Mais au cours de ces deux jours de débat, plusieurs voix se sont inquiétées du manque d’ambition et de moyens accordés à la future agence qui regroupe trois structures existantes : l’Établissement public national d’aménagement et de restructuration des espaces commerciaux et artisanaux (Épareca), le Commissariat général à l’égalité des territoires (CGET) et l’Agence du numérique. Même si elle pourra mobiliser d’autres opérateurs tels que l’Ademe, le Cerema, l’Anru et l’Anah. Jacqueline Gourault a rappelé que les préfets seraient les représentants uniques de l’agence pour les porteurs de projets, et qu’il n’y aurait pas d’officine "ANCT" en tant que telle…
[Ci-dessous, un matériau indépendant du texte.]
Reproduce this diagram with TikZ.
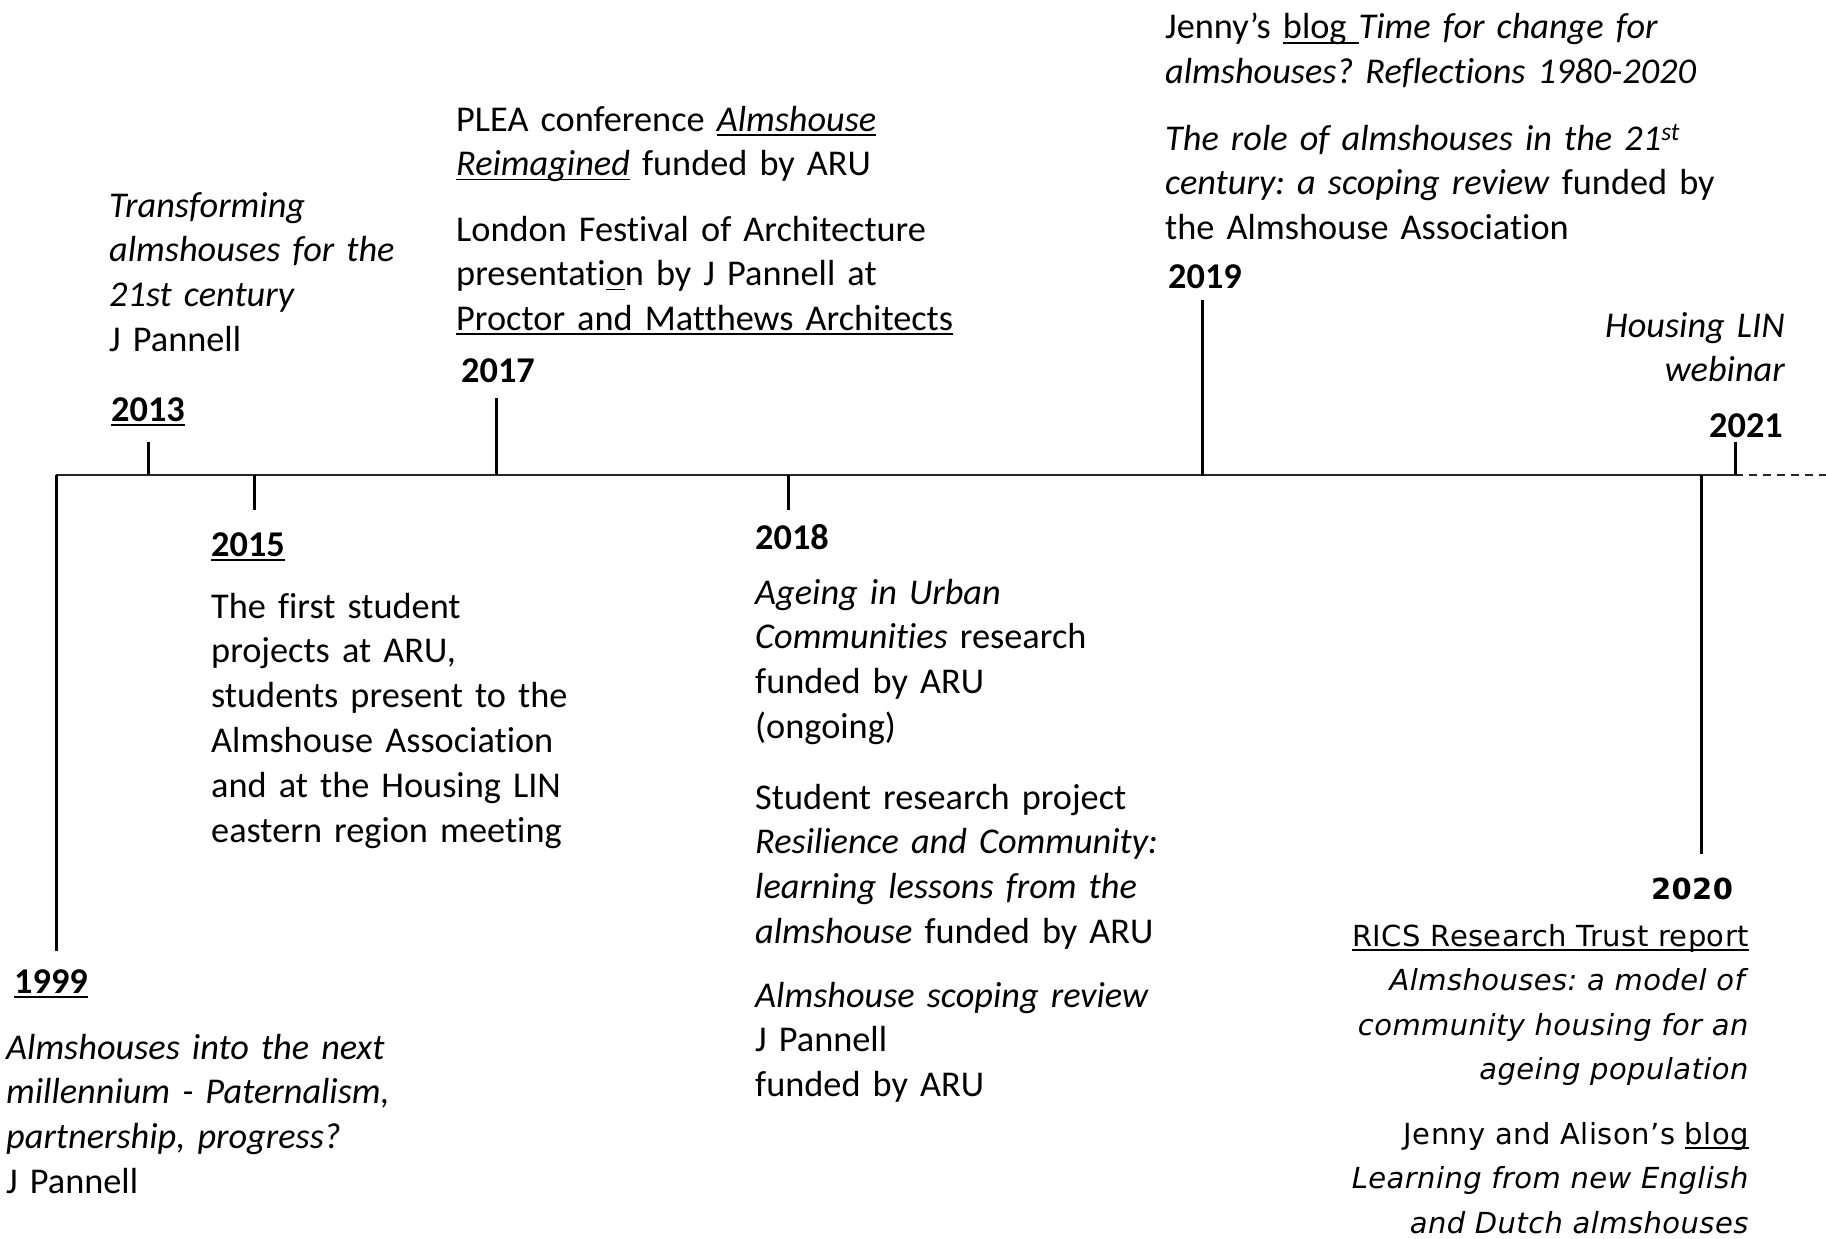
\documentclass[tikz,border=0pt]{standalone}
\usepackage{fontspec}
\setmainfont{Carlito}[Ligatures=NoCommon]
\newfontfamily\verdfont{DejaVu Sans}[LetterSpace=1.5]
\newcommand\uln[1]{\leavevmode\setbox0\hbox{#1}\rlap{\rule[-4.5pt]{\wd0}{1.8pt}}\box0\relax}
\newcommand\bodyfont{\fontsize{36.3}{44.8}\selectfont}
\newcommand\rightfont{\verdfont\fontsize{29}{44.5}\selectfont}
\frenchspacing
\begin{document}
\begin{tikzpicture}[x=1pt,y=-1pt,
  para/.style={inner sep=0pt, anchor=base west, align=left, text width=760pt, font=\bodyfont},
  parar/.style={inner sep=0pt, anchor=base east, align=right, text width=760pt, font=\rightfont},
  year/.style={inner sep=0pt, anchor=base west, font=\bodyfont\bfseries},
  axisline/.style={line width=1.6pt, black!85},
  tickline/.style={line width=3pt}]
\useasboundingbox (0,0) rectangle (1826,1239);

% axis coordinates
\coordinate (a1999) at (56,475);
\coordinate (a2013) at (148,475);
\coordinate (a2015) at (254,475);
\coordinate (a2017) at (496,475);
\coordinate (a2018) at (788,475);
\coordinate (a2019) at (1202,476);
\coordinate (a2020) at (1701,475);
\coordinate (a2021) at (1735,475);
\coordinate (aend) at (1826,475);

\coordinate (t1999) at (56,951);
\coordinate (t2013) at (148,442);
\coordinate (t2015) at (254,510);
\coordinate (t2017) at (496,398);
\coordinate (t2018) at (788,510);
\coordinate (t2019) at (1202,300);
\coordinate (t2020) at (1701,854);
\coordinate (t2021) at (1735,442);

\draw[axisline] (a1999) -- (a2021);
\draw[axisline, dash pattern=on 8pt off 6pt] (a2021) -- (aend);
\foreach \y in {1999,2013,2015,2017,2018,2019,2020,2021}
  \draw[tickline] (a\y) -- (t\y);

% 1999
\node[year] (y1999) at (14,993) {\uln{1999}};
\node[para] (p1999) at (6,1059) {\itshape Almshouses into the next\\ millennium - Paternalism,\\ partnership, progress?\\ \upshape J Pannell};

% 2013
\node[year] (y2013) at (111,421) {\uln{2013}};
\node[para] (p2013) at (109,217) {\itshape Transforming\\ almshouses for the\\ 21st century\\ \upshape J Pannell};

% 2015
\node[year] (y2015) at (211,556) {\uln{2015}};
\node[para] (p2015) at (211,618) {The first student\\ projects at ARU,\\ students present to the\\ Almshouse Association\\ and at the Housing LIN\\ eastern region meeting};

% 2017
\node[year] (y2017) at (461,382) {2017};
\node[para] (p2017a) at (456,131) {PLEA conference \uln{\textit{Almshouse}}\\ \uln{\textit{Reimagined}} funded by ARU};
\node[para] (p2017b) at (456,241) {London Festival of Architecture\\ presentati\uln{o}n by J Pannell at\\ \uln{Proctor and Matthews Architects}};

% 2018
\node[year] (y2018) at (755,549) {2018};
\node[para] (p2018a) at (755,604) {\textit{Ageing in Urban}\\ \textit{Communities} research\\ funded by ARU\\ (ongoing)};
\node[para] (p2018b) at (755,809) {Student research project\\ \textit{Resilience and Community:}\\ \textit{learning lessons from the}\\ \textit{almshouse} funded by ARU};
\node[para] (p2018c) at (755,1007) {\textit{Almshouse scoping review}\\ J Pannell\\ funded by ARU};

% 2019
\node[year] (y2019) at (1168,288) {2019};
\node[para] (p2019a) at (1165,39) {Jenny’s \uln{blog }\textit{Time for change for}\\ \textit{almshouses? Reflections 1980-2020}};
\node[para] (p2019b) at (1165,150) {\textit{The role of almshouses in the 21\textsuperscript{st}}\\ \textit{century: a scoping review} funded by\\ the Almshouse Association};

% 2021
\node[inner sep=0pt, anchor=base east, font=\bodyfont\bfseries] (y2021) at (1783,437) {2021};
\node[inner sep=0pt, anchor=base east, align=right, text width=400pt, font=\bodyfont\itshape] (p2021) at (1785,337) {Housing LIN\\ webinar};

% 2020
\node[inner sep=0pt, anchor=base, font=\rightfont\bfseries] (y2020) at (1692,899) {2020};
\node[parar] (p2020a) at (1749,946) {\uln{RICS Research Trust report}\\ \textit{Almshouses: a model of}\\ \textit{community housing for an}\\ \textit{ageing population}};
\node[parar] (p2020b) at (1749,1144) {Jenny and Alison’s \uln{blog}\\ \textit{Learning from new English}\\ \textit{and Dutch almshouses}};
\end{tikzpicture}
\end{document}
Les députés ont tout d’abord redonné la majorité aux représentants de l’État au sein du conseil d’administration de l’agence, au détriment des élus. "L’ANCT sera une agence d’État. Il est donc normal que l’État dispose de la majorité des voix au sein du conseil d’administration. (…) En revanche, je tiens à rappeler que le président du conseil d’administration sera choisi parmi les membres du collège des élus", a insisté Jacqueline Gourault. En revanche, son directeur général sera nommé par décret. Les préfets devront "encourager la participation du public dans le cadre de l’élaboration des projets des collectivités territoriales et de leurs groupements". Ils réuniront régulièrement, au moins deux fois par an, un "comité local de cohésion territoriale" informé des demandes d’accompagnement émanant des collectivités, du suivi de leurs demande... La composition de ce comité sera précisée par voie réglementaire. L’agence sera aussi dotée d’un comité national de coordination.

Fonds européens

Les députés ont sensiblement élargi le champ d’intervention de l’ANCT, introduisant notamment l’accès aux soins et le soutien aux réseaux associatifs. L’agence devra aussi assurer une mission de "veille et d’alerte afin de sensibiliser et d’informer" les administrations, les ministères et les opérateurs sur les impacts territoriaux de leurs décisions. Elle devra également aider les porteurs de projets à mobiliser des fonds européens structurels et d’investissement. L’agence "coordonne" l’utilisation de ces fonds (rôle aujourd’hui dévolu au CGET). À noter que le gouvernement a tenté de supprimer cette disposition afin de ne pas empiéter sur le rôle des régions qui sont autorités de gestion des fonds européens. 
En commission, les députés avaient déjà ajouté, parmi les cibles prioritaires de l’agence, les territoires connaissant des "difficultés sociales", visant explicitement les territoires de la politique de la ville. L'agence devra aussi recenser l'offre d'ingénierie dans chaque département.

Contrats de cohésion territoriale

Les députés ont par ailleurs introduit l’idée de "contrats de cohésion territoriale" mentionnés dans le rapport du préfigurateur de l’agence, Serge Morvan, mais absents de la proposition de loi initiale. Ces contrats doivent assurer la mise en œuvre déconcentrée de la politique de l’État en matière d’aménagement durable et de cohésion des territoires. Ils s’articulent avec les projets de territoires élaborés par les collectivités territoriales et leurs groupements. Ces contrats pourront englober les contrats préexistants (les contrats de ville, les contrats de ruralité, les contrats de transition écologique…). Un territoire pourra passer avec le délégué territorial de l’agence un contrat territorial unique, idée que défendait l’ancien ministre Jacques Mézard. Dans le cadre de ces contrats de cohésion territoriale, des conventions pourront également être conclues entre une métropole ou une communauté urbaine et des intercommunalités, "afin de développer les synergies avec les territoires ruraux". Il s’agit de s’inspirer des "contrats de réciprocité". 

"L’agence sera aussi l’instance - et je tiens à le saluer - qui associera les élus locaux aux politiques de cohésion de l’État, avec la présence d’élus locaux au sein du conseil d’administration et dans les comités de cohésion territoriale, à l’échelon départemental", s'est réjoui le député Guy Bricout (Nord, UDI). Tout en mettant en garde : "Si l’on veut assurer la réussite de cette agence, les élus devront être réellement associés aux prises de décisions et ne pas être mis devant le fait accompli."